- [WHAT THE TASK REQUIRES]
Transcribe every line exactly. Leave the pictures behind.

____

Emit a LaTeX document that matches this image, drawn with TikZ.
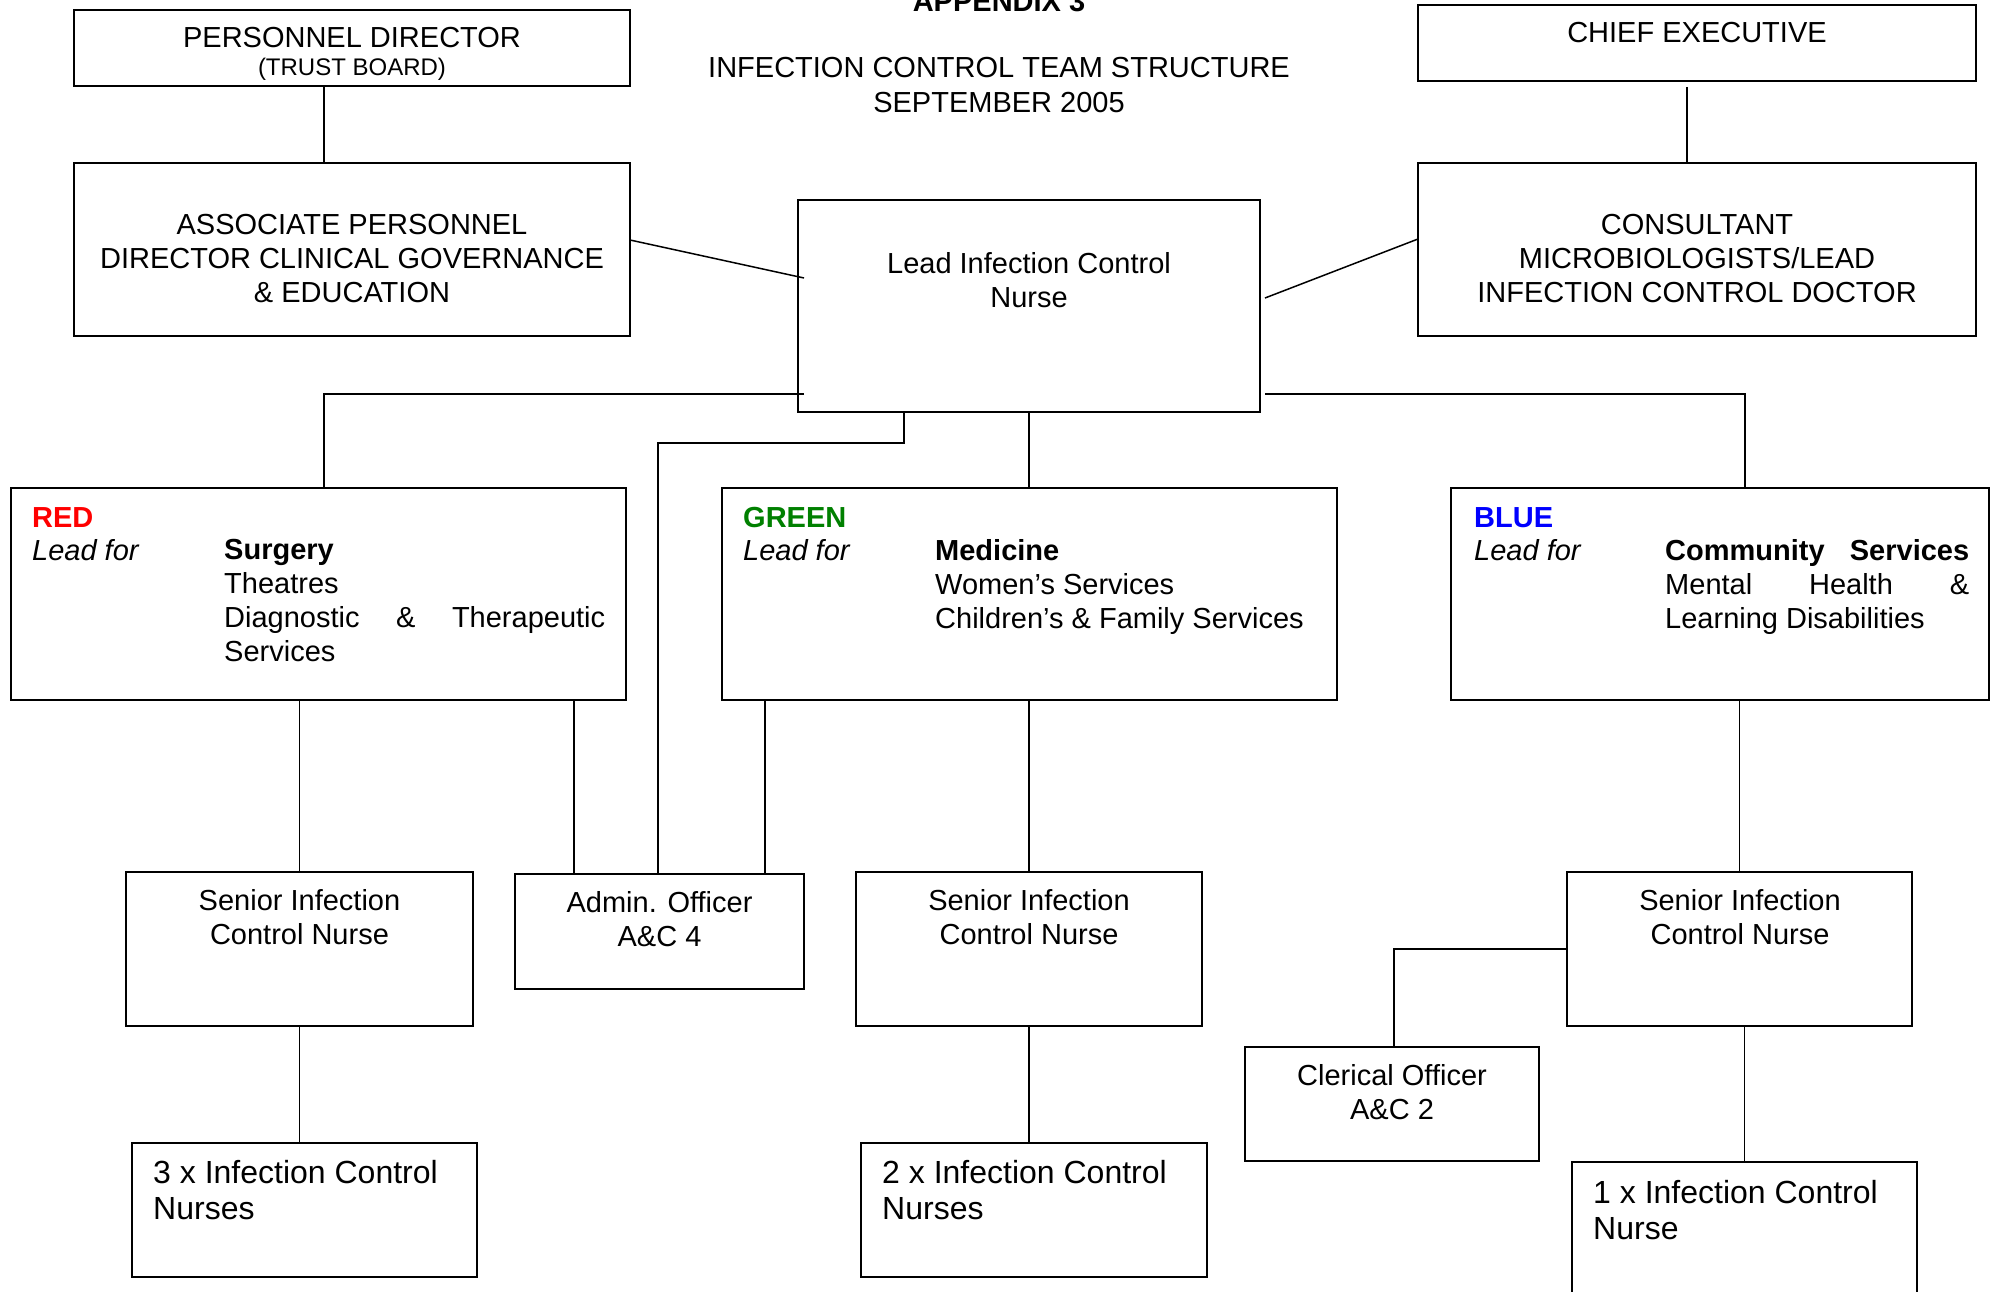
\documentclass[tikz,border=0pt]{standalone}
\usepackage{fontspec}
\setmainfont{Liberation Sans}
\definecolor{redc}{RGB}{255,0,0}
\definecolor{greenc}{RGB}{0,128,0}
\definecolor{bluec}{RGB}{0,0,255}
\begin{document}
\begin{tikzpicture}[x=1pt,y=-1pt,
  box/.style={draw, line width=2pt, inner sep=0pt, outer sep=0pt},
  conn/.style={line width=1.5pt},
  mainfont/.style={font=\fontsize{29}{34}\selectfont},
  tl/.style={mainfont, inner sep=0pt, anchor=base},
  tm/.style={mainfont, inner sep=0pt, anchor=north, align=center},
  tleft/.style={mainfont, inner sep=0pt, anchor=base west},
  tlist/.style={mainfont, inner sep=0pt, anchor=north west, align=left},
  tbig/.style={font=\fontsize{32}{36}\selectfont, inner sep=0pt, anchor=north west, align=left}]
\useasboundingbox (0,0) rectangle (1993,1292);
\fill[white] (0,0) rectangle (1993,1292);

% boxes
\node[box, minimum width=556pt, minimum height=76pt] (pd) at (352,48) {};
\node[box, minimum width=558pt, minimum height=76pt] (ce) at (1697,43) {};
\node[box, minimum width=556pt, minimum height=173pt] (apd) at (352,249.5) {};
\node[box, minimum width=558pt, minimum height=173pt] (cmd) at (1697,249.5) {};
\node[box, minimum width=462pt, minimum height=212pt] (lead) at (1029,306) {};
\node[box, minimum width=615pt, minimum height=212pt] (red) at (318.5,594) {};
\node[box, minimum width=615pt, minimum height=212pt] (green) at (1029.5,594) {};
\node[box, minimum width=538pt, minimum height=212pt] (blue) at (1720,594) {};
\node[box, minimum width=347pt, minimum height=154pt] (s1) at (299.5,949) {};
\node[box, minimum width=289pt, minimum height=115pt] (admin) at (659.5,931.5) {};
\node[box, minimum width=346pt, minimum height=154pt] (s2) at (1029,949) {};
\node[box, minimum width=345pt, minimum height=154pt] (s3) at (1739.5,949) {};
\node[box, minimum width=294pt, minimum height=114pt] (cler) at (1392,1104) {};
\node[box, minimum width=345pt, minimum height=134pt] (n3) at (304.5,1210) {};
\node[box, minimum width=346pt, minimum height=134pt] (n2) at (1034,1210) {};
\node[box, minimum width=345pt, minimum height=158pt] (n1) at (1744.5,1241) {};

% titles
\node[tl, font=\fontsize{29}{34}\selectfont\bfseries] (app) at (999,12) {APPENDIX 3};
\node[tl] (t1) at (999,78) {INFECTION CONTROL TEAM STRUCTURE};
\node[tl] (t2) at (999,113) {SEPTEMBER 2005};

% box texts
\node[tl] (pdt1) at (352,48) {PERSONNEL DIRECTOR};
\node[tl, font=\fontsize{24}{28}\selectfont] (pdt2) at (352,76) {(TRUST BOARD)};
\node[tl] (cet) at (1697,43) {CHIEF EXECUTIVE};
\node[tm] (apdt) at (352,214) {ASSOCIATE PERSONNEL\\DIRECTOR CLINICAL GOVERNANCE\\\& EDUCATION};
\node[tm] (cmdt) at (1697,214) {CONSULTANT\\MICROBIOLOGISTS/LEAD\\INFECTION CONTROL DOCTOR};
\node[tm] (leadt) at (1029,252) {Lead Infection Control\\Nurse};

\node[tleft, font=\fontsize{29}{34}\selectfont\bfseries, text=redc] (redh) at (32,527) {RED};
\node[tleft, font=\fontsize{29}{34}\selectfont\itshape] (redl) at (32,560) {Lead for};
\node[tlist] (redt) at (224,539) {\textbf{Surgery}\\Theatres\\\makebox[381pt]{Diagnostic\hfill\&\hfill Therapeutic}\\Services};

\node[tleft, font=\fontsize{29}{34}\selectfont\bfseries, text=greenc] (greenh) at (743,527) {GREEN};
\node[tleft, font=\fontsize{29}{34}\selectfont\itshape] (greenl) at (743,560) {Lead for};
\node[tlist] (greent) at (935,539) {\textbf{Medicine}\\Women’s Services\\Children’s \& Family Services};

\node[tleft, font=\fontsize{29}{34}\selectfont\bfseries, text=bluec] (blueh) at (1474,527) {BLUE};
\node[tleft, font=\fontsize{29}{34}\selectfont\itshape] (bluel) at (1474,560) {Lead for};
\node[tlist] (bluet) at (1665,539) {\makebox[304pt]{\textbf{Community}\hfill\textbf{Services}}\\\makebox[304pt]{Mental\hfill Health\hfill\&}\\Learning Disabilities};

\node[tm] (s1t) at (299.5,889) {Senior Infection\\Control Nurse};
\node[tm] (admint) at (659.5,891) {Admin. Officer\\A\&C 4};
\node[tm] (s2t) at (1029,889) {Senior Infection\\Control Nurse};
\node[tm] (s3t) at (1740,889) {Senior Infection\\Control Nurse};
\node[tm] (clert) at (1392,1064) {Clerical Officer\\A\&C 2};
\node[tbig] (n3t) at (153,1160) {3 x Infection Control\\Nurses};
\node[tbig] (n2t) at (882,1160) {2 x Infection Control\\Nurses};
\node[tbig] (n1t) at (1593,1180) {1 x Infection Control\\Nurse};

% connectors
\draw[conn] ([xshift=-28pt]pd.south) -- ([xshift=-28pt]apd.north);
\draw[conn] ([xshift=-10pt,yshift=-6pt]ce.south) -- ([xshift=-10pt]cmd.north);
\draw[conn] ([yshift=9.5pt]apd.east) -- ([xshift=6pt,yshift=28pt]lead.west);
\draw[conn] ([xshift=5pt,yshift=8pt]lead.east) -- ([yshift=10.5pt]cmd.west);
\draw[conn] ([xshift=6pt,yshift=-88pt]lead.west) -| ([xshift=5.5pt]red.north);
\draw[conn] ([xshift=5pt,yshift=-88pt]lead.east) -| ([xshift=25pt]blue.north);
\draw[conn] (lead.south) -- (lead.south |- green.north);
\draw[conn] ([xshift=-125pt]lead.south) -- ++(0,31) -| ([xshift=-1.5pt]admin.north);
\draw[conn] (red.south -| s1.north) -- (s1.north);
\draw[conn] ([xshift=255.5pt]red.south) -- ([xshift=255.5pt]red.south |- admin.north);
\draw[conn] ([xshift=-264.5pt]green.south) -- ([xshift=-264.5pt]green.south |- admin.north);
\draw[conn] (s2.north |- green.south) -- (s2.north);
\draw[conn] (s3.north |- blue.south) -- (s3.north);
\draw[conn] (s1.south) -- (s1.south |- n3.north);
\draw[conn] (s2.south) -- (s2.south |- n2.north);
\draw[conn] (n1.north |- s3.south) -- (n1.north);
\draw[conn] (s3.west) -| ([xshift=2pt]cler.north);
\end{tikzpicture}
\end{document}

____

- [RESPONSE TO THE TASK]
Emit a LaTeX document that matches this image, drawn with TikZ.
\documentclass[tikz,border=0pt]{standalone}
\usepackage{fontspec}
\setmainfont{Liberation Sans}
\definecolor{redc}{RGB}{255,0,0}
\definecolor{greenc}{RGB}{0,128,0}
\definecolor{bluec}{RGB}{0,0,255}
\begin{document}
\begin{tikzpicture}[x=1pt,y=-1pt,
  box/.style={draw, line width=2pt, inner sep=0pt, outer sep=0pt},
  conn/.style={line width=1.5pt},
  mainfont/.style={font=\fontsize{29}{34}\selectfont},
  tl/.style={mainfont, inner sep=0pt, anchor=base},
  tm/.style={mainfont, inner sep=0pt, anchor=north, align=center},
  tleft/.style={mainfont, inner sep=0pt, anchor=base west},
  tlist/.style={mainfont, inner sep=0pt, anchor=north west, align=left},
  tbig/.style={font=\fontsize{32}{36}\selectfont, inner sep=0pt, anchor=north west, align=left}]
\useasboundingbox (0,0) rectangle (1993,1292);
\fill[white] (0,0) rectangle (1993,1292);

% boxes
\node[box, minimum width=556pt, minimum height=76pt] (pd) at (352,48) {};
\node[box, minimum width=558pt, minimum height=76pt] (ce) at (1697,43) {};
\node[box, minimum width=556pt, minimum height=173pt] (apd) at (352,249.5) {};
\node[box, minimum width=558pt, minimum height=173pt] (cmd) at (1697,249.5) {};
\node[box, minimum width=462pt, minimum height=212pt] (lead) at (1029,306) {};
\node[box, minimum width=615pt, minimum height=212pt] (red) at (318.5,594) {};
\node[box, minimum width=615pt, minimum height=212pt] (green) at (1029.5,594) {};
\node[box, minimum width=538pt, minimum height=212pt] (blue) at (1720,594) {};
\node[box, minimum width=347pt, minimum height=154pt] (s1) at (299.5,949) {};
\node[box, minimum width=289pt, minimum height=115pt] (admin) at (659.5,931.5) {};
\node[box, minimum width=346pt, minimum height=154pt] (s2) at (1029,949) {};
\node[box, minimum width=345pt, minimum height=154pt] (s3) at (1739.5,949) {};
\node[box, minimum width=294pt, minimum height=114pt] (cler) at (1392,1104) {};
\node[box, minimum width=345pt, minimum height=134pt] (n3) at (304.5,1210) {};
\node[box, minimum width=346pt, minimum height=134pt] (n2) at (1034,1210) {};
\node[box, minimum width=345pt, minimum height=158pt] (n1) at (1744.5,1241) {};

% titles
\node[tl, font=\fontsize{29}{34}\selectfont\bfseries] (app) at (999,12) {APPENDIX 3};
\node[tl] (t1) at (999,78) {INFECTION CONTROL TEAM STRUCTURE};
\node[tl] (t2) at (999,113) {SEPTEMBER 2005};

% box texts
\node[tl] (pdt1) at (352,48) {PERSONNEL DIRECTOR};
\node[tl, font=\fontsize{24}{28}\selectfont] (pdt2) at (352,76) {(TRUST BOARD)};
\node[tl] (cet) at (1697,43) {CHIEF EXECUTIVE};
\node[tm] (apdt) at (352,214) {ASSOCIATE PERSONNEL\\DIRECTOR CLINICAL GOVERNANCE\\\& EDUCATION};
\node[tm] (cmdt) at (1697,214) {CONSULTANT\\MICROBIOLOGISTS/LEAD\\INFECTION CONTROL DOCTOR};
\node[tm] (leadt) at (1029,252) {Lead Infection Control\\Nurse};

\node[tleft, font=\fontsize{29}{34}\selectfont\bfseries, text=redc] (redh) at (32,527) {RED};
\node[tleft, font=\fontsize{29}{34}\selectfont\itshape] (redl) at (32,560) {Lead for};
\node[tlist] (redt) at (224,539) {\textbf{Surgery}\\Theatres\\\makebox[381pt]{Diagnostic\hfill\&\hfill Therapeutic}\\Services};

\node[tleft, font=\fontsize{29}{34}\selectfont\bfseries, text=greenc] (greenh) at (743,527) {GREEN};
\node[tleft, font=\fontsize{29}{34}\selectfont\itshape] (greenl) at (743,560) {Lead for};
\node[tlist] (greent) at (935,539) {\textbf{Medicine}\\Women’s Services\\Children’s \& Family Services};

\node[tleft, font=\fontsize{29}{34}\selectfont\bfseries, text=bluec] (blueh) at (1474,527) {BLUE};
\node[tleft, font=\fontsize{29}{34}\selectfont\itshape] (bluel) at (1474,560) {Lead for};
\node[tlist] (bluet) at (1665,539) {\makebox[304pt]{\textbf{Community}\hfill\textbf{Services}}\\\makebox[304pt]{Mental\hfill Health\hfill\&}\\Learning Disabilities};

\node[tm] (s1t) at (299.5,889) {Senior Infection\\Control Nurse};
\node[tm] (admint) at (659.5,891) {Admin. Officer\\A\&C 4};
\node[tm] (s2t) at (1029,889) {Senior Infection\\Control Nurse};
\node[tm] (s3t) at (1740,889) {Senior Infection\\Control Nurse};
\node[tm] (clert) at (1392,1064) {Clerical Officer\\A\&C 2};
\node[tbig] (n3t) at (153,1160) {3 x Infection Control\\Nurses};
\node[tbig] (n2t) at (882,1160) {2 x Infection Control\\Nurses};
\node[tbig] (n1t) at (1593,1180) {1 x Infection Control\\Nurse};

% connectors
\draw[conn] ([xshift=-28pt]pd.south) -- ([xshift=-28pt]apd.north);
\draw[conn] ([xshift=-10pt,yshift=-6pt]ce.south) -- ([xshift=-10pt]cmd.north);
\draw[conn] ([yshift=9.5pt]apd.east) -- ([xshift=6pt,yshift=28pt]lead.west);
\draw[conn] ([xshift=5pt,yshift=8pt]lead.east) -- ([yshift=10.5pt]cmd.west);
\draw[conn] ([xshift=6pt,yshift=-88pt]lead.west) -| ([xshift=5.5pt]red.north);
\draw[conn] ([xshift=5pt,yshift=-88pt]lead.east) -| ([xshift=25pt]blue.north);
\draw[conn] (lead.south) -- (lead.south |- green.north);
\draw[conn] ([xshift=-125pt]lead.south) -- ++(0,31) -| ([xshift=-1.5pt]admin.north);
\draw[conn] (red.south -| s1.north) -- (s1.north);
\draw[conn] ([xshift=255.5pt]red.south) -- ([xshift=255.5pt]red.south |- admin.north);
\draw[conn] ([xshift=-264.5pt]green.south) -- ([xshift=-264.5pt]green.south |- admin.north);
\draw[conn] (s2.north |- green.south) -- (s2.north);
\draw[conn] (s3.north |- blue.south) -- (s3.north);
\draw[conn] (s1.south) -- (s1.south |- n3.north);
\draw[conn] (s2.south) -- (s2.south |- n2.north);
\draw[conn] (n1.north |- s3.south) -- (n1.north);
\draw[conn] (s3.west) -| ([xshift=2pt]cler.north);
\end{tikzpicture}
\end{document}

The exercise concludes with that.